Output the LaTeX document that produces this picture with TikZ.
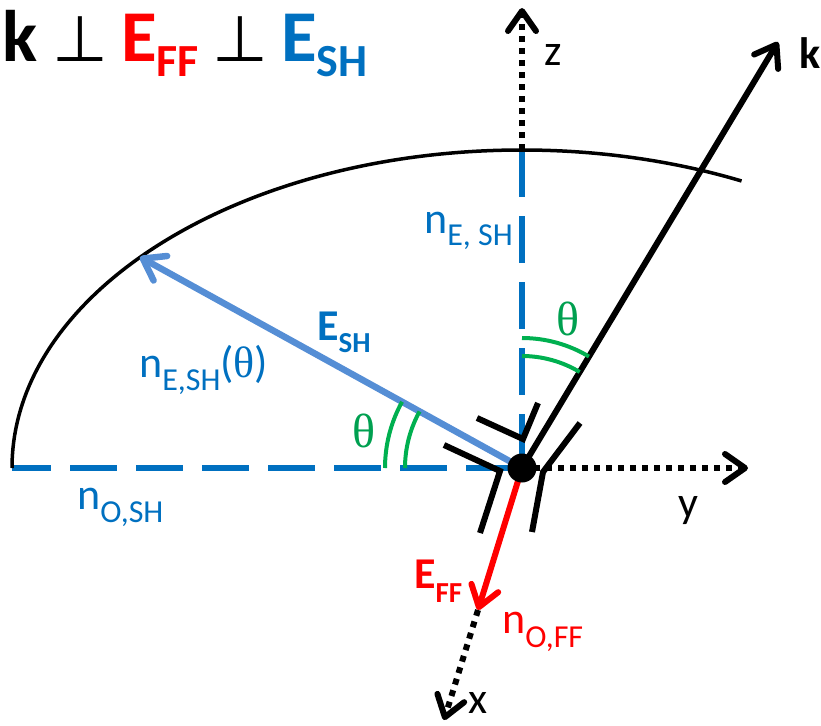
--
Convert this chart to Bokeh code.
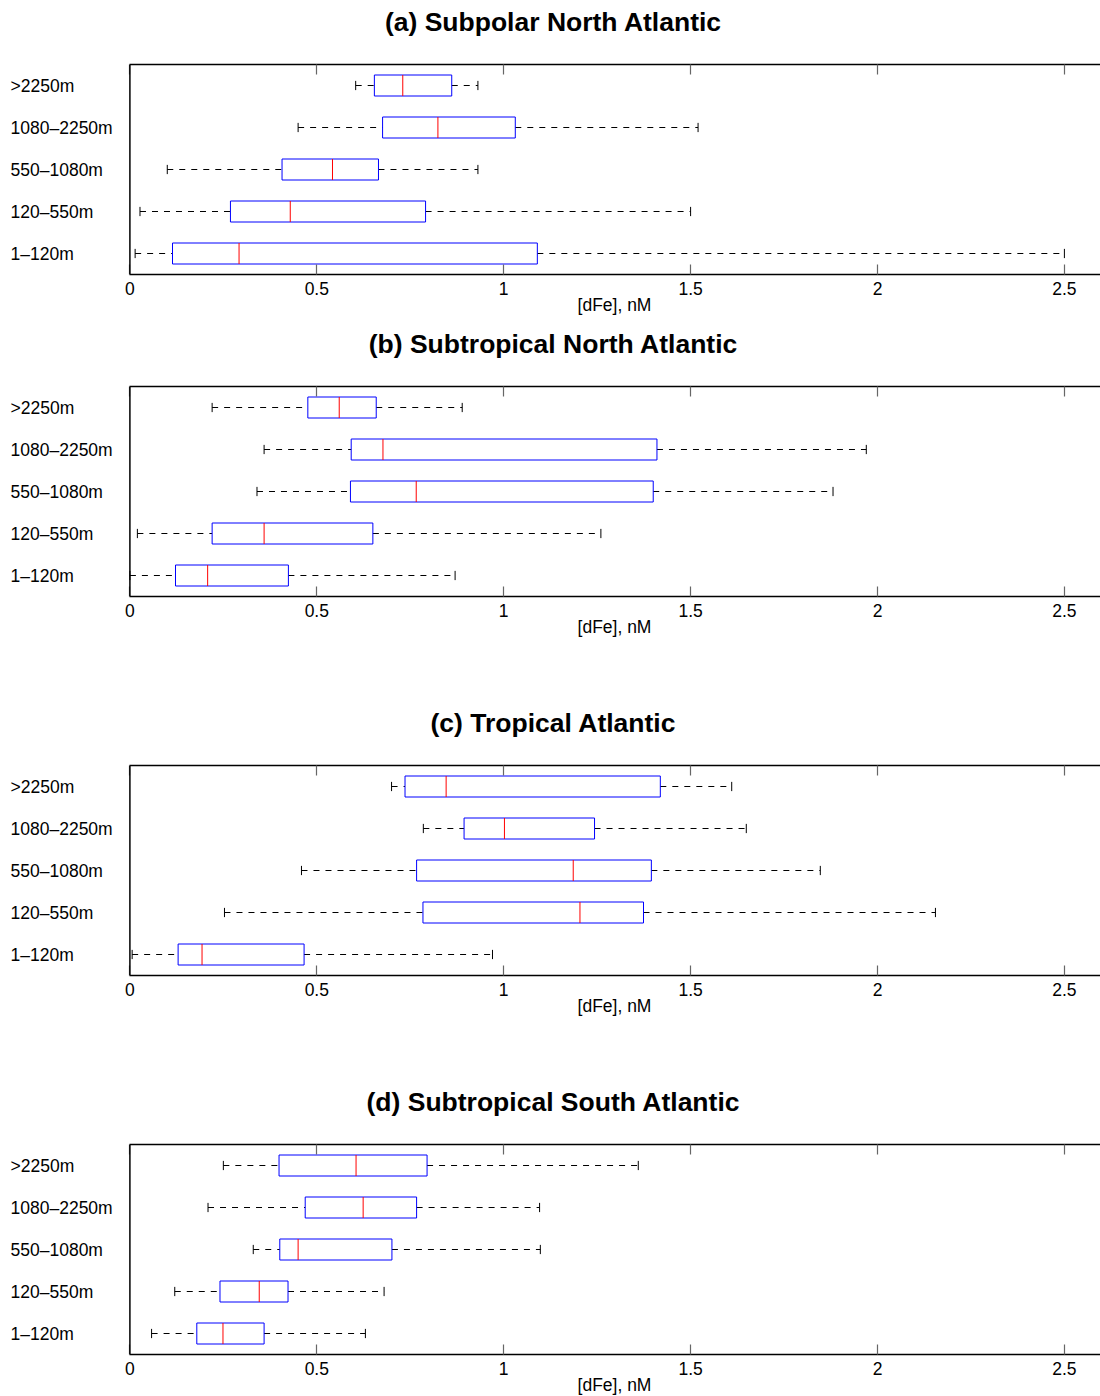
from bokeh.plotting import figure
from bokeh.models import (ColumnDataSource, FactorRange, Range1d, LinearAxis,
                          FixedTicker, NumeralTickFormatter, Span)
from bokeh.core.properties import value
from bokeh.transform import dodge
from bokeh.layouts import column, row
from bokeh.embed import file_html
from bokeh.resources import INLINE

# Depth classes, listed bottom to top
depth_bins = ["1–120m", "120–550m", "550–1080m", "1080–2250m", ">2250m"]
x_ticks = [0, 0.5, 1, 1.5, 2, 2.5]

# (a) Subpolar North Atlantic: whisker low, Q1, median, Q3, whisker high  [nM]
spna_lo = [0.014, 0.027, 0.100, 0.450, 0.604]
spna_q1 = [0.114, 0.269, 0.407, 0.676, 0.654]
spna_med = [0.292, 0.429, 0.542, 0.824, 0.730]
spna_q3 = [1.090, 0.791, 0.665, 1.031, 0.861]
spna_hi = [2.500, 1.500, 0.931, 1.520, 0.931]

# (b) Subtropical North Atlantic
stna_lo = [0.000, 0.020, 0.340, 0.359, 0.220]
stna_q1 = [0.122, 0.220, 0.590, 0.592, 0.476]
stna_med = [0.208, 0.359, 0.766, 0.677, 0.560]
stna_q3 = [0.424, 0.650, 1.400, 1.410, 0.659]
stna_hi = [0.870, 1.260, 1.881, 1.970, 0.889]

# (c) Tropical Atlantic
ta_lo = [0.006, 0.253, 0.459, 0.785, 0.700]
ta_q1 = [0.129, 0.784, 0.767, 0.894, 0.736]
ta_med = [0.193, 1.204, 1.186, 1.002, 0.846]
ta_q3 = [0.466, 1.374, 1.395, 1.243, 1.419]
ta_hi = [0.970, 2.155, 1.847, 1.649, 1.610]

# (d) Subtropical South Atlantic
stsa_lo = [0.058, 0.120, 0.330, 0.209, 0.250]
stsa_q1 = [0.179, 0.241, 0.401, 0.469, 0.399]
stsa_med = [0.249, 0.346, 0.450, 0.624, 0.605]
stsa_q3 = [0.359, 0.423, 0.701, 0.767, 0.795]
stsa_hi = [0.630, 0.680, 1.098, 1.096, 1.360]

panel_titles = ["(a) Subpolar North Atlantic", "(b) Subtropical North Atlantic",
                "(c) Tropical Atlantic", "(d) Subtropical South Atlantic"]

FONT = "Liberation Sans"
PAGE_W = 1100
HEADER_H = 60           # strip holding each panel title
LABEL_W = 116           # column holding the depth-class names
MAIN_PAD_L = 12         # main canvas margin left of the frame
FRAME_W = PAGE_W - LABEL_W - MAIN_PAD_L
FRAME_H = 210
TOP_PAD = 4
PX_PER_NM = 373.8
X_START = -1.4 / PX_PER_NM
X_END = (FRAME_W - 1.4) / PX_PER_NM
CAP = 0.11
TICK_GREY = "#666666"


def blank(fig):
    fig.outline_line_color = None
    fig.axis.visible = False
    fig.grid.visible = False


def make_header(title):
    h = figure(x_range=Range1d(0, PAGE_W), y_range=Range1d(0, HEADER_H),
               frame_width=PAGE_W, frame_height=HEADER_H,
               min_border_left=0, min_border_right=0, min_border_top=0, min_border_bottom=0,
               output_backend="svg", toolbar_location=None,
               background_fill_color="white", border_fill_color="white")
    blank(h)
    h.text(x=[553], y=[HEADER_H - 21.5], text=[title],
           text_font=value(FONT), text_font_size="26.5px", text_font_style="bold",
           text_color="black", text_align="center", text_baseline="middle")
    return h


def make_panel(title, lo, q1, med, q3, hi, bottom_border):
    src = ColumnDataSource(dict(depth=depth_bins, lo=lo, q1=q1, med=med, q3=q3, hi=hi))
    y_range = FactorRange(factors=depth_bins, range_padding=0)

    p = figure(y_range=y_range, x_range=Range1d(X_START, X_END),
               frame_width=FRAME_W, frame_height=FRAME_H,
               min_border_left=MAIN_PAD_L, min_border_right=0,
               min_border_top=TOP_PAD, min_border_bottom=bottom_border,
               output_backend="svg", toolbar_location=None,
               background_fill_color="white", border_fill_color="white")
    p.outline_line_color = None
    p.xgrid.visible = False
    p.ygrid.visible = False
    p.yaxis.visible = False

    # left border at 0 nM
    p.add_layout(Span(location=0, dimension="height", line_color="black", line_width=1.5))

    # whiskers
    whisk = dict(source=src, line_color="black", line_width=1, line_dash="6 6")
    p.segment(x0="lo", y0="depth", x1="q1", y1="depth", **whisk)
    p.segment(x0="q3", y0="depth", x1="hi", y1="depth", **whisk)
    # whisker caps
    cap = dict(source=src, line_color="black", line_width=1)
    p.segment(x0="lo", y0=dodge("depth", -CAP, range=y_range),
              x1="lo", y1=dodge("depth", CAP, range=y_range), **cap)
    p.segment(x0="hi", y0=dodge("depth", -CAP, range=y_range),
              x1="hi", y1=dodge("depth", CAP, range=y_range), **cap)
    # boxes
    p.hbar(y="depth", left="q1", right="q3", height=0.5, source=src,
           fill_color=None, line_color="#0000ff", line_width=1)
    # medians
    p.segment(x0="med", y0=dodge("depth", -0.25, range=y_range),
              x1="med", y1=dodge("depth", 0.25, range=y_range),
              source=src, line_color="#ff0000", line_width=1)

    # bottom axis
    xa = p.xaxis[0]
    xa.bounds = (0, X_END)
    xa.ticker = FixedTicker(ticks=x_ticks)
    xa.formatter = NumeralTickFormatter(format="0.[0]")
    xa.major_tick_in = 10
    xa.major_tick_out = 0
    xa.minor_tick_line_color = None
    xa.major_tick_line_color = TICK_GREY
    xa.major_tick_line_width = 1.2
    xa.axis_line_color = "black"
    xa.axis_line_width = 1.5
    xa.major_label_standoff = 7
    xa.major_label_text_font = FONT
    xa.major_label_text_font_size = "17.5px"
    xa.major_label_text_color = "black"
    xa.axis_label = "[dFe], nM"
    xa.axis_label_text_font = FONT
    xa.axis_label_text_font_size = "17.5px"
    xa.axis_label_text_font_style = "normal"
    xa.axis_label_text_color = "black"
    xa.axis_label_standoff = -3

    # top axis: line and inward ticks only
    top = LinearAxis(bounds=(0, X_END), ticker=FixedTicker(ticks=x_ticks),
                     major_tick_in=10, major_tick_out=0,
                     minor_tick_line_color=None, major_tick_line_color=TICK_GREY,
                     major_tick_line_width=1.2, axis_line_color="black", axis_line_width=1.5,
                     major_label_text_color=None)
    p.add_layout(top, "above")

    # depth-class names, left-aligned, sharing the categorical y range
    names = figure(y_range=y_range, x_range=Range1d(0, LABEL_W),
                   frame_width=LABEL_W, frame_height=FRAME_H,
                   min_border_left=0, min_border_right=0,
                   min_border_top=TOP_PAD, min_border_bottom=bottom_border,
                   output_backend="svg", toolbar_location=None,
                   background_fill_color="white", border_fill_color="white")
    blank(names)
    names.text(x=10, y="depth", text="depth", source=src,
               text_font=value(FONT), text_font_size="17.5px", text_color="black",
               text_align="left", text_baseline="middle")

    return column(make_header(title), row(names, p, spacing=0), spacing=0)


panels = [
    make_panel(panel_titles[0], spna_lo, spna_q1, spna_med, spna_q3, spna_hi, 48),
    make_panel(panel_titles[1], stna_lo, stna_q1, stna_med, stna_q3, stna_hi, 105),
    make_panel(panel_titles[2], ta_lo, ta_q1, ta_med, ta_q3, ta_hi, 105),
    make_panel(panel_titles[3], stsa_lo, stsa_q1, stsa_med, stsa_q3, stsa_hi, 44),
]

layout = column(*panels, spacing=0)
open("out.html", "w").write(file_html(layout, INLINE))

Instructions to follow:
What is the number of lines in the data that hold the word "this"? Reply with that number and nothing else.

Solution to the problem:
2